Currently, I have a very simple dag:
default_args = {
'owner': 'me',
'depends_on_past': False,
'start_date': datetime(2016, 10, 4),
'email': ['airflow#airflow.com'],
'email_on_failure': False,
'email_on_retry': False,
'retries': 1,
'retry_delay': timedelta(minutes=5),
# 'queue': 'bash_queue',
# 'pool': 'backfill',
# 'priority_weight': 10,
# 'end_date': datetime(2016, 1, 1),
}
dag = DAG(
'MY_tutorial', default_args=default_args, schedule_interval=timedelta(seconds=10))
# t1, t2 and t3 are examples of tasks created by instantiating operators
t1 = BashOperator(
task_id='print_date',
bash_command='date',
dag=dag)
t2 = BashOperator(
task_id='sleep',
bash_command='sleep 5',
retries=3,
dag=dag)
templated_command = """
{% for i in range(5) %}
echo "{{ ds }}"
echo "{{ macros.ds_add(ds, 8)}}"
echo "{{ params.my_param }}"
{% endfor %}
"""
t3 = BashOperator(
task_id='templated',
bash_command=templated_command,
params={'my_param': 'Parameter I passed in'},
dag=dag)
second_template = """
touch ~/airflow/logs/test
echo $(date) >> ~/airflow/logs/test
"""
t4 = BashOperator(
task_id='write_test',
bash_command=second_template,
dag=dag)
t1.set_upstream(t4)
t2.set_upstream(t1)
t3.set_upstream(t1)
The only two things I've changed in my airflow config are
I changed from using a sqlite db to using a postgres db
I'm using a CeleryExecutor instead of a SequentialExecutor
Thanks so much for you help!
When you change the scheduler toggle to "on" for a DAG, the scheduler will trigger a backfill of all dag run instances for which it has no status recorded, starting with the start_date you specify in your "default_args".

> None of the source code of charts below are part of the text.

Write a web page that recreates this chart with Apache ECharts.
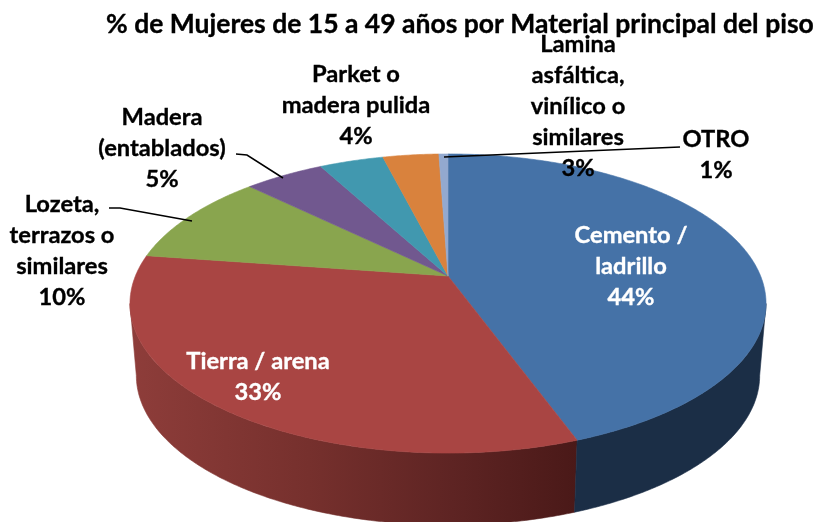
<!DOCTYPE html>
<html><head><meta charset="utf-8">
<style>html,body{margin:0;padding:0;background:#fff}#c{width:818px;height:522px}</style>
<script src="https://cdn.jsdelivr.net/npm/echarts@6/dist/echarts.min.js"></script>
</head><body><div id="c"></div>
<script>
const titleText = '% de Mujeres de 15 a 49 años por Material principal del piso';
const categories = ['Cemento /\nladrillo','Tierra / arena','Lozeta,\nterrazos o\nsimilares','Madera\n(entablados)','Parket o\nmadera pulida','Lamina\nasfáltica,\nvinílico o\nsimilares','OTRO'];
const values = [44.45,32.85,10.0,4.85,3.9,3.4,0.55];
const topColors = ['#4572A7','#A94543','#89A54E','#71588F','#4198AF','#D9823D','#93A9CF'];
// label centre layout, pixels
const labelX = [631,258,62,162,356,578,716];
const labelY = [266,377,251,148,105,106,155];
const labelColors = ['#fff','#fff','#000','#000','#000','#000','#000'];
const leaderLines = [
  null,null,
  [[109,208],[120,208],[192,221]],
  [[236,154],[247,155],[283,178]],
  null,null,
  [[680,147],[444,157]]
];
// projective disc
const HX=448,HY=276,A=312.6,B=144.5,P=0.184,DEPTH=72,SHRINK=0.98;
const total = values.reduce((a,b)=>a+b,0);
function pt(th,bottom){
  const s=Math.sin(th),c=Math.cos(th),w=1+P*c;
  const x=A*s/w,y=-B*c/w;
  return bottom?[HX+SHRINK*x,HY+y+DEPTH]:[HX+x,HY+y];
}
function arc(a,b,bottom){
  const n=Math.max(2,Math.ceil(Math.abs(b-a)/0.01)),r=[];
  for(let i=0;i<=n;i++) r.push(pt(a+(b-a)*i/n,bottom));
  return r;
}
const WALL_A=Math.acos(-P), WALL_B=2*Math.PI-Math.acos(-P);
const sideFill=[
  '#1B2E46',
  new echarts.graphic.LinearGradient(0,0,1,0,[{offset:0,color:'#8E3D3A'},{offset:0.4,color:'#76302D'},{offset:0.72,color:'#5E2423'},{offset:1,color:'#4A1918'}])
];
const starts=[];values.reduce((acc,v,i)=>{starts[i]=acc;return acc+v;},0);

function renderItem(params,api){
  const i=params.dataIndex, v=api.value(0), st=api.value(1);
  const a=st/total*2*Math.PI, b=(st+v)/total*2*Math.PI;
  const kids=[];
  const wa=Math.max(a,WALL_A), wb=Math.min(b,WALL_B);
  if(wb>wa){
    const up=arc(wa,wb,false), low=arc(wa,wb,true).reverse();
    kids.push({type:'polygon',z2:i===0?2:1,shape:{points:up.concat(low)},style:{fill:sideFill[i]||'#333',stroke:sideFill[i],lineWidth:0.6}});
  }
  kids.push({type:'polygon',z2:5,shape:{points:[[HX,HY]].concat(arc(a,b,false))},
    style:{fill:topColors[i],stroke:topColors[i],lineWidth:0.6}});
  const line=leaderLines[i];
  if(line) kids.push({type:'polyline',z2:20,shape:{points:line},style:{fill:null,stroke:'#000',lineWidth:1.5}});
  kids.push({type:'text',z2:30,style:{
    x:labelX[i],y:labelY[i],text:categories[i]+'\n'+Math.round(v)+'%',
    fill:labelColors[i],font:'bold 23.7px Lato, "Open Sans", sans-serif',
    stroke:labelColors[i],lineWidth:0.35,
    align:'center',verticalAlign:'middle',lineHeight:31}});
  return {type:'group',children:kids};
}
const chart=echarts.init(document.getElementById('c'),null,{renderer:'canvas'});
chart.setOption({
  animation:false,
  backgroundColor:'#fff',
  title:{text:titleText,left:106,top:11,padding:0,textStyle:{fontFamily:'Lato',fontWeight:'bold',fontSize:26.5,color:'#000',textBorderColor:'#000',textBorderWidth:0.35}},
  series:[{type:'custom',coordinateSystem:'none',renderItem,silent:true,
    data:values.map((v,i)=>[v,starts[i]])}]
});
</script></body></html>
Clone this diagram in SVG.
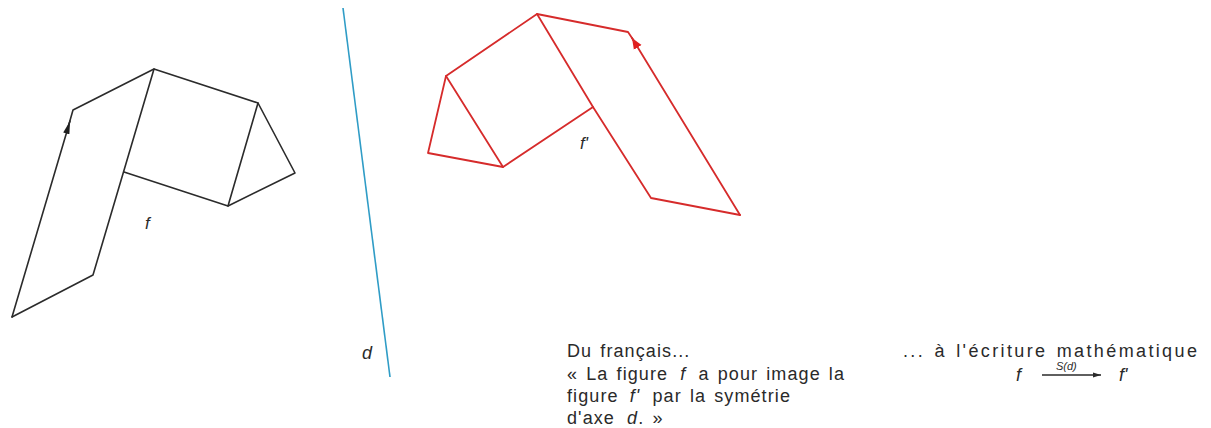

For example: If the start date was "2017-01-21" and you turned on the scheduling toggle at "2017-01-22T00:00:00" and your dag was configured to run hourly, then the scheduler will backfill 24 dag runs and then start running on the scheduled interval.
This is essentially what is happening in both of your question. In #1, it is filling in the 3 missing runs from the 30 seconds which you turned off the scheduler. In #2, it is filling in all of the DAG runs from start_date until "now".
There are 2 ways around this:
Set the start_date to a date in the future so that it will only start scheduling dag runs once that date is reached. Note that if you change the start_date of a DAG, you must change the name of the DAG as well due to the way the start date is stored in airflow's DB.
Manually run backfill from the command line with the "-m" (--mark-success) flag which tells airflow not to actually run the DAG, rather just mark it as successful in the DB.
e.g.
airflow backfill MY_tutorial -m -s 2016-10-04 -e 2017-01-22T14:28:30
Please note that since version 1.8, Airflow lets you control this behaviour using catchup. Either set catchup_by_default=False in airflow.cfg or
catchup=False in your DAG definition.
See https://airflow.apache.org/scheduler.html#backfill-and-catchup
The On/Off on Airflow's UI only states "PAUSE" which means, if its ON, it will only pause on the time it was triggered and continue on that date again if it is turned off.